I realised the other day that I’ve never once bought a stretched canvas!, this is because when I was starting out nothing else was really available (except for the cheap American made Frederix canvases) and we all made our own, including gesso-ing our raw canvas. These days I buy 10m rolls of budget acrylic-primed linen for my studio painting (still very good quality), and top of the line oil-primed linen for portrait commissions, by the metre.

The key tools are good canvas pliers (with the rubber-lined jaws), a staple gun, and a staple remover.

Also some good scissors, a straight edge, a hammer and maybe a rubber hammer as well. A tape measure is used constantly to make sure you’re keeping everything square. All these things can be bought from various sources, but I’ll list the best.

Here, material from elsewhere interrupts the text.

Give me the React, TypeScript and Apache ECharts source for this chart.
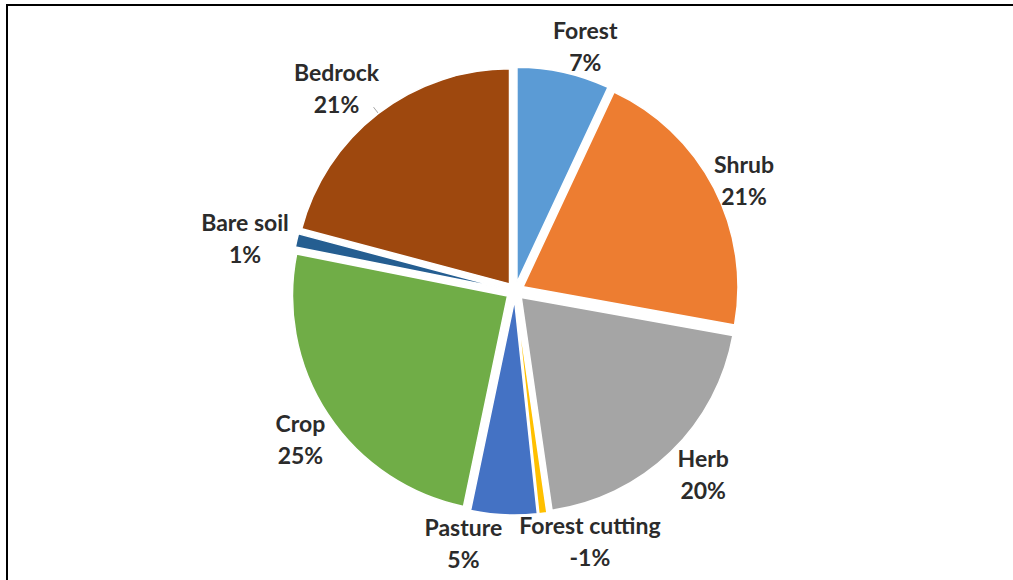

You can buy primed canvas or linen by the metre from Parkers, Pigment Lab, The Sydney Art Store etc.

Holbein Canvas Pliers No.5

The best, but very expensive!

https://parkersartsupplies.com/products/canvas-pliers-holbein-no-5

Rapid R23 Medium Duty Staple Gun

Great for stretching canvases, but very expensive from Parkers, can be found for half the price on eBay. Cheaper light duty staple guns should be fine. Annoyingly, staple guns need to have their exact staple, so easy replacement needs to be considered. You will only need a 6mm staple. This one takes the Rapid 13 Series staple.

https://parkersartsupplies.com/products/staple-gun-metal-rapid

CreateART - budget canvas and linen products

I’ve had a great relationship with this Sunshine Coast company for many years, they also do readymade canvases too. Suppliers of my acrylic-primed linen 10m rolls.